Development of Carbon-based Nano-structural Fluorescent Biosensor
Abstract
Detection systems with high sensitivity and selectivity are critical for daily health monitoring and clinical diagnostics. Nanomaterials have shown great potentials in user-friendly biomedical devices, such as biosensors, because of their special chemical and physical properties. Recently, carbon-based nanostructures have attracted great attentions in the application of miniaturized biomedical devices because of their enhanced optical properties and biocompatibility. Herein, this thesis focuses on developing carbon-based nanostructured biosensing systems by employing advanced fluorescence technologies.
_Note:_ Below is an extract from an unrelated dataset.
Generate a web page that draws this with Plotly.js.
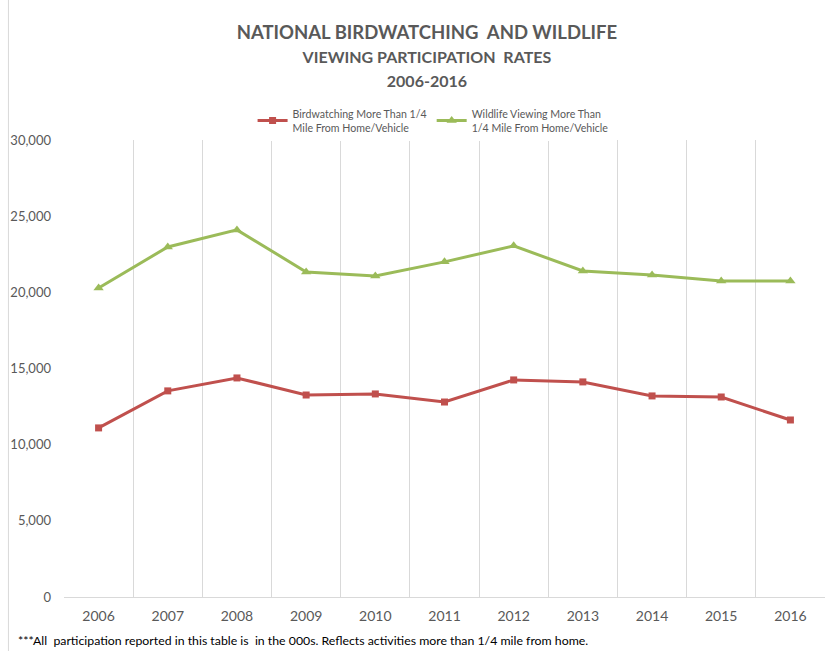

Gene detection is vital for early-stage diagnosis of diseases, e.g., breast cancer. The first sensing system has been developed to quantitatively detect breast cancer-associated gene by using fluorescence resonance energy transfer (FRET) quenching mechanism. Carbon quantum dots (CQDs) acted as the FRET donor to generate the emission, λem=510nm, which can be quenched by graphene oxide nanosheets (GONSs) which is used as the FRET quencher. In the presence of the target DNA sequence, the fluorescence intensity (Imax) can be restored. The detection range of this DNA sensing system is from 0.25 to 2.5 μM. The limit of the detection (LOD) is around 0.24 μM. The carbon-based FRET sensing system can be further developed to detect monosaccharide, e.g. D-glucose. Concanavalin A (Con A) has been conjugated on CQDs which are linked to the dextran-conjugated GONSs. Due to the competitive reaction between the dextran and the glucose with Con A, the homogeneous carbon-based sensing system can measure glucose from 0.02 mM to 0.1 mM with the LOD around 0.0127 mM. In addition, carbon-based biosensing systems have been used to quantitatively measure lactoferrin (LF), one of the major functional proteins in maintaining human health due to its antioxidant, antibacterial, antiviral, anti-inflammatory activities. Two different fluorescence technologies have been employed in the design of carbon nanostructure-based LF biosensors; (1) FRET quenching and (2) fluorescence polarization (FP). Due to a stronger binding affinity between LF and a chosen aptamer, the GONSs coupled with the aptamer-conjugated CQDs can be replaced by LF which results in the restoration of Imax. LF can be detected from 4 μg/mL to 18 μg/mL which have an ability to diagnose Alzheimer’s disease by using salivary LF as biomarker. On the other hand, LF bonded to the aptamer-conjugated CQDs can make the degree of fluorescence polarization changed in the solution-based carbon nanostructured biosensing system. The results indicate that this FP-based biosensor can be used to detect tear LF, considered as biomarker of dye eye disease.
In summary, carbon nanostructured-based biosensing systems integrating with advanced fluorescence technologies have been developed for quantitatively detecting different biomolecules. The high sensitivity and selectivity of the developed carbon nanostructured-based biosensing systems could benefit in early-stage diagnosis of diseases.